Two days ago it was Windows Surface tablet that was showcased by Microsoft. The Tablet looks stunning and so many folks who followed the presentation actually loved it. As if that was not enough, Microsoft yesterday also unveiled the Windows Phone 8 and mentioned a few things to expect that got many fans and would-be-fans excited.
The announcement brought about some good news and bad. We know that when Microsoft first brought about Windows Phone, they did not create a path for Window Mobile users to upgrade. It was not possible to move from Windows Mobile to Windows Phone (WP) as WP was a completely new OS that was designed from scratch.
Enter WP8. The thought that a Window Phone 7 won’t be getting an upgrade to WP8 is upsetting to so many of the people who have bought devices like the Nokia Lumia 900. It isn’t totally as bad. Microsoft made it clear that they are going to provide a certain update for them that will bring limited featured of the WP8 to their WP7 device.
Why Won’t Windows Phone 7 be upgraded to Windows Phone 8?
The reason for not pushing the update to these devices running WP7 is because, the new upgrade to WP8 will make use of deep integration of NFC, Multicore support and VoIP integrations.

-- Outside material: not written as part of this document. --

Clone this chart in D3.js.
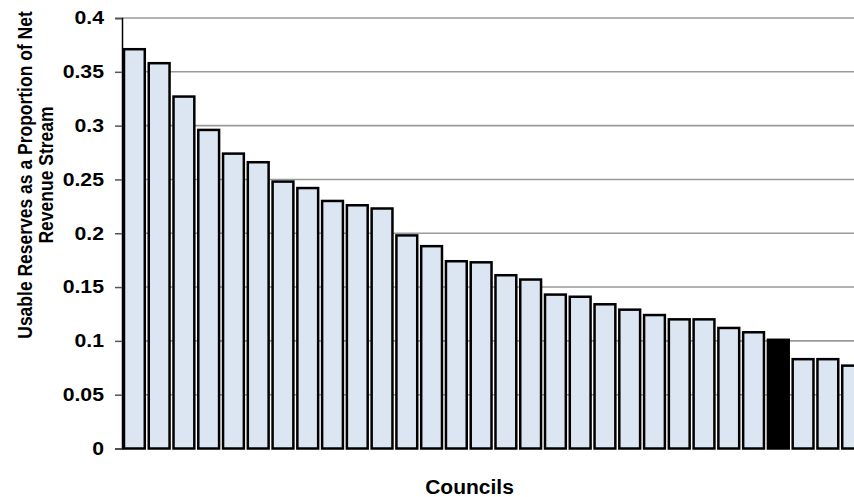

A few other good things about this announcement is that, apps that are developed for WP7 will run perfectly well on the WP8. Microsoft made sure that compatibility was built into it. There’s more. The frame work will make it easy for developers to develop apps for Windows 8 and be able to port it easily to Windows Phone 8 without re-writing the code from scratch, just some minimal changes. This ability is called common core– write for Windows 8 and easily port to Windows Phone 8.
There will also be a lot of offering for the business folks here [Blackberry watch your back]. Windows Phone 8 will also include several business-specific hooks. Some IT administrators have been somewhat dissatisfied with Windows Phone 7. Microsoft think they’ve filled those gaps with Windows Phone 8. The hooks include encrypted content and secure boot, the ability to sign applications, and enabling device management with familiar techniques and tools.

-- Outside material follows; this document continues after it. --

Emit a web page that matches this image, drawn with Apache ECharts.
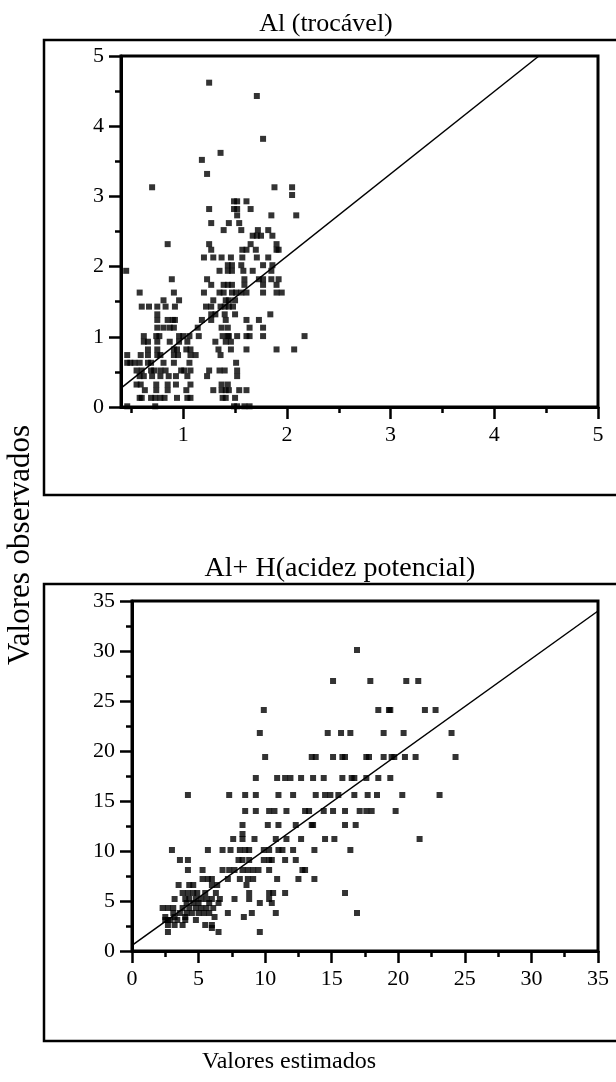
<!DOCTYPE html>
<html>
<head>
<meta charset="utf-8">
<script src="https://cdn.jsdelivr.net/npm/echarts@6/dist/echarts.min.js"></script>
<style>
html,body{margin:0;padding:0;background:#fff;}
#chart{width:616px;height:1082px;}
</style>
</head>
<body>
<div id="chart"></div>
<script>
// ---------- Panel 1: Al (trocável) ----------
const alTitle = 'Al (trocável)';
const alXTicks = [1, 2, 3, 4, 5];
const alXMinor = [0.5, 1.5, 2.5, 3.5, 4.5];
const alLevels = [4.62, 4.43, 3.82, 3.62, 3.52, 3.32, 3.13, 3.02, 2.93, 2.82, 2.73, 2.62, 2.52, 2.44, 2.32, 2.24, 2.13, 2.02, 1.94, 1.82, 1.74, 1.63, 1.52, 1.43, 1.32, 1.24, 1.13, 1.01, 0.93, 0.82, 0.74, 0.63, 0.52, 0.44, 0.32, 0.24, 0.13, 0.01];
const alRows = [
  [1.25],
  [1.71],
  [1.77],
  [1.36],
  [1.18],
  [1.23],
  [0.70, 1.88, 2.05],
  [2.05],
  [1.49, 1.52, 1.61],
  [1.25, 1.49, 1.52, 1.65],
  [1.52, 1.85, 2.09],
  [1.27, 1.44, 1.54],
  [1.39, 1.56, 1.72, 1.82],
  [1.67, 1.71, 1.75, 1.86],
  [0.85, 1.25, 1.65, 1.90],
  [1.27, 1.57, 1.61, 1.70, 1.90, 1.92],
  [1.20, 1.29, 1.37, 1.46, 1.57, 1.71, 1.82],
  [1.43, 1.47, 1.56, 1.77, 1.86],
  [0.45, 1.35, 1.43, 1.47, 1.58, 1.67, 1.85],
  [0.89, 1.23, 1.59, 1.73, 1.77, 1.85, 1.92],
  [1.27, 1.39, 1.43, 1.47, 1.59, 1.77, 1.90],
  [0.58, 0.91, 1.20, 1.35, 1.39, 1.47, 1.51, 1.56, 1.61, 1.77, 1.90, 1.95],
  [0.81, 0.96, 1.29, 1.41, 1.44, 1.50],
  [0.60, 0.67, 0.75, 0.83, 0.92, 1.22, 1.27, 1.36, 1.40, 1.44, 1.48],
  [0.75, 1.27, 1.31, 1.40, 1.50, 1.84],
  [0.75, 0.85, 0.90, 0.92, 1.18, 1.27, 1.41, 1.61, 1.73],
  [0.75, 0.81, 0.87, 0.91, 1.14, 1.37, 1.43, 1.64, 1.77],
  [0.62, 0.74, 0.77, 0.96, 1.00, 1.06, 1.15, 1.38, 1.43, 1.44, 1.52, 1.61, 1.64, 1.77, 2.17],
  [0.62, 0.66, 0.75, 0.87, 0.96, 1.04, 1.31, 1.41, 1.46],
  [0.66, 0.75, 0.91, 0.94, 1.03, 1.07, 1.34, 1.46, 1.61, 1.90, 2.07],
  [0.46, 0.59, 0.66, 0.75, 0.78, 0.91, 0.95, 1.07, 1.12, 1.36],
  [0.46, 0.49, 0.53, 0.58, 0.66, 0.69, 0.81, 0.91, 1.06, 1.51],
  [0.55, 0.60, 0.69, 0.72, 0.78, 0.83, 0.98, 1.01, 1.07, 1.25, 1.35, 1.40, 1.52],
  [0.58, 0.62, 0.70, 0.78, 0.86, 0.93, 1.04, 1.23, 1.52],
  [0.55, 0.59, 0.74, 0.85, 0.93, 1.07, 1.37, 1.43],
  [0.63, 0.74, 0.85, 1.03, 1.29, 1.37, 1.41, 1.44, 1.54, 1.61],
  [0.58, 0.60, 0.69, 0.73, 0.78, 0.82, 0.94, 1.04, 1.07, 1.38, 1.41, 1.50],
  [0.46, 0.73, 1.49, 1.52, 1.59, 1.64]
];
const alFitX = [0.4, 4.43];
const alFitY = [0.27, 5.0];

// ---------- Panel 2: Al+ H (acidez potencial) ----------
const ahTitle = 'Al+ H(acidez potencial)';
const ahLevels = [30.1, 27.0, 24.1, 21.8, 19.4, 17.3, 15.6, 14.0, 12.6, 11.7, 11.2, 10.1, 9.1, 8.1, 7.2, 6.6, 5.8, 5.2, 4.8, 4.3, 3.8, 3.4, 3.1, 2.6, 2.3, 1.9];
const ahRows = [
  [16.9],
  [15.1, 17.9, 20.6, 21.5],
  [9.9, 18.5, 19.3, 19.4, 22.0, 22.8],
  [9.6, 14.7, 15.7, 16.4, 18.9, 20.4, 24.0],
  [10.0, 13.5, 13.8, 15.1, 15.8, 16.0, 17.6, 17.8, 18.9, 19.5, 19.7, 20.5, 21.3, 24.3],
  [9.3, 10.9, 11.5, 11.9, 12.7, 13.6, 14.4, 15.8, 16.5, 16.7, 17.6, 18.5, 19.4],
  [4.2, 7.3, 8.5, 9.3, 11.0, 12.1, 13.8, 14.5, 14.9, 15.5, 16.7, 17.7, 18.4, 20.3, 23.1],
  [8.5, 9.3, 10.3, 10.7, 11.6, 13.0, 13.3, 14.4, 15.1, 16.0, 17.1, 17.6, 18.0, 19.8],
  [8.3, 10.2, 11.0, 12.3, 13.5, 13.6, 16.0, 16.8],
  [8.3],
  [7.6, 8.3, 9.2, 10.8, 11.6, 12.7, 14.5, 15.2, 21.6],
  [3.0, 5.7, 6.8, 7.4, 8.1, 8.5, 8.8, 9.9, 10.3, 11.0, 11.3, 12.1, 13.7, 16.4],
  [3.6, 4.2, 8.0, 8.3, 8.8, 9.9, 10.3, 10.5, 11.5, 12.3],
  [4.2, 5.3, 6.8, 7.3, 7.7, 8.3, 8.7, 9.1, 9.5, 10.3, 12.8, 13.0],
  [5.3, 5.7, 6.0, 7.2, 8.1, 8.7, 9.1, 10.9, 12.5, 13.7],
  [3.5, 4.3, 4.6, 6.0, 6.4, 8.6],
  [3.8, 4.2, 4.6, 4.9, 5.5, 6.3, 8.8, 10.3, 10.6, 11.5, 16.0],
  [3.2, 4.0, 4.3, 4.8, 5.2, 5.6, 6.0, 6.6, 7.7, 8.8, 10.3],
  [4.1, 4.6, 5.0, 5.8, 6.5, 9.6, 10.5],
  [2.3, 2.7, 3.1, 3.8, 4.3, 4.8, 5.2, 5.6, 6.1],
  [3.1, 3.6, 4.1, 4.5, 5.0, 5.4, 5.8, 7.2, 9.0, 10.8, 16.9],
  [2.5, 3.2, 4.0, 6.2, 8.4],
  [2.5, 2.7, 2.9, 3.4, 4.0, 4.8],
  [2.7, 3.2, 3.8, 5.5, 6.0],
  [6.0],
  [2.7, 6.5, 9.6]
];
const ahFitX = [0, 35];
const ahFitY = [0.57, 34.0];

const xAxisTitle = 'Valores estimados';
const yAxisTitle = 'Valores observados';

// ---------- build ----------
function rowsToPoints(levels, rows) {
  const pts = [];
  levels.forEach((y, i) => rows[i].forEach(x => pts.push([x, y])));
  return pts;
}
function zip(xs, ys) { return xs.map((x, i) => [x, ys[i]]); }

const FONT = '"Liberation Serif", "Times New Roman", serif';
const black = '#000';
const tickLabel = { color: black, fontFamily: FONT, fontSize: 22 };

function mainX(grid, extra) {
  return Object.assign({
    gridIndex: grid, type: 'value', position: 'bottom',
    axisLine: { show: true, onZero: false, lineStyle: { color: black, width: 3 } },
    axisTick: { show: true, length: 12, lineStyle: { color: black, width: 2.5 } },
    axisLabel: Object.assign({ margin: 17 }, tickLabel),
    splitLine: { show: false }
  }, extra);
}
function mainY(grid, extra) {
  return Object.assign({
    gridIndex: grid, type: 'value', position: 'left',
    axisLine: { show: true, onZero: false, lineStyle: { color: black, width: 3 } },
    axisTick: { show: true, length: 12, lineStyle: { color: black, width: 2.5 } },
    minorTick: { show: true, splitNumber: 2, length: 6, lineStyle: { color: black, width: 2.5 } },
    axisLabel: Object.assign({ margin: 17 }, tickLabel),
    splitLine: { show: false }, minorSplitLine: { show: false }
  }, extra);
}

const chart = echarts.init(document.getElementById('chart'), null, { renderer: 'canvas' });
chart.setOption({
  backgroundColor: '#fff',
  animation: false,
  grid: [
    { left: 121, top: 56, width: 477, height: 351, show: true, borderColor: black, borderWidth: 3, backgroundColor: 'transparent' },
    { left: 132, top: 601, width: 466, height: 350, show: true, borderColor: black, borderWidth: 3, backgroundColor: 'transparent' }
  ],
  xAxis: [
    mainX(0, { min: 0.4, max: 5,
      axisTick: { show: true, customValues: alXTicks, length: 12, lineStyle: { color: black, width: 2.5 } },
      axisLabel: Object.assign({ margin: 17, customValues: alXTicks }, tickLabel) }),
    { gridIndex: 0, type: 'value', position: 'bottom', min: 0.4, max: 5,
      axisLine: { show: false },
      axisTick: { show: true, customValues: alXMinor, length: 6, lineStyle: { color: black, width: 2.5 } },
      axisLabel: { show: false }, splitLine: { show: false } },
    mainX(1, { min: 0, max: 35, interval: 5,
      minorTick: { show: true, splitNumber: 2, length: 6, lineStyle: { color: black, width: 2.5 } } })
  ],
  yAxis: [
    mainY(0, { min: 0, max: 5, interval: 1 }),
    mainY(1, { min: 0, max: 35, interval: 5 })
  ],
  series: [
    { type: 'scatter', xAxisIndex: 0, yAxisIndex: 0, symbol: 'rect', symbolSize: 6,
      itemStyle: { color: black }, data: rowsToPoints(alLevels, alRows), z: 3 },
    { type: 'line', xAxisIndex: 0, yAxisIndex: 0, symbol: 'none',
      lineStyle: { color: black, width: 1.5 }, data: zip(alFitX, alFitY), z: 4 },
    { type: 'scatter', xAxisIndex: 2, yAxisIndex: 1, symbol: 'rect', symbolSize: 6,
      itemStyle: { color: black }, data: rowsToPoints(ahLevels, ahRows), z: 3 },
    { type: 'line', xAxisIndex: 2, yAxisIndex: 1, symbol: 'none',
      lineStyle: { color: black, width: 1.5 }, data: zip(ahFitX, ahFitY), z: 4 }
  ],
  graphic: [
    { type: 'rect', shape: { x: 44, y: 40, width: 600, height: 455 },
      style: { fill: 'none', stroke: black, lineWidth: 2.5 }, silent: true },
    { type: 'rect', shape: { x: 44, y: 584, width: 600, height: 457 },
      style: { fill: 'none', stroke: black, lineWidth: 2.5 }, silent: true },
    { type: 'text', x: 326, y: 24, style: { text: alTitle, fill: black, font: '26px ' + FONT, textAlign: 'center', textVerticalAlign: 'middle' } },
    { type: 'text', x: 340, y: 569, style: { text: ahTitle, fill: black, font: '28px ' + FONT, textAlign: 'center', textVerticalAlign: 'middle' } },
    { type: 'text', x: 289, y: 1062, style: { text: xAxisTitle, fill: black, font: '24px ' + FONT, textAlign: 'center', textVerticalAlign: 'middle' } },
    { type: 'text', x: 21, y: 545, rotation: Math.PI / 2, style: { text: yAxisTitle, fill: black, font: '31px ' + FONT, textAlign: 'center', textVerticalAlign: 'middle' } }
  ]
});
</script>
</body>
</html>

There are things to excite you, and makes it look more likely for Microsoft to acquire Nokia, so as totake control of the hardware, especially if Nokia does not put it’s house in order. [Just some gut feeling]
In all of these, I am yet to see a store in Nigeria that is selling a Window Phone device. Nokia has not even launched the Lumia Windows Phone here. But Microsoft is going to support 50 languages and sell Windows Phone 8 in 180 countries, Myerson said, calling it the “best lineup” in the company’s history. Microsoft executives also said that OEM base for Windows Phone 8 would be expanded to include Nokia, Samsung, Huawei and HTC, all based on next-generation silicon from Qualcomm, across a wide range of prices and hardware capabilities
I have observed that their are developers in the community here in Nigeria that I have spotted with Windows Phone and they are excited about the phone. The services and products that the developers are building are not for them, but for the consumers. Are the consumers excited and looking forward to buy their first Window Phone device? Will you be getting a Windows Phone device as soon as it is available here in Nigeria?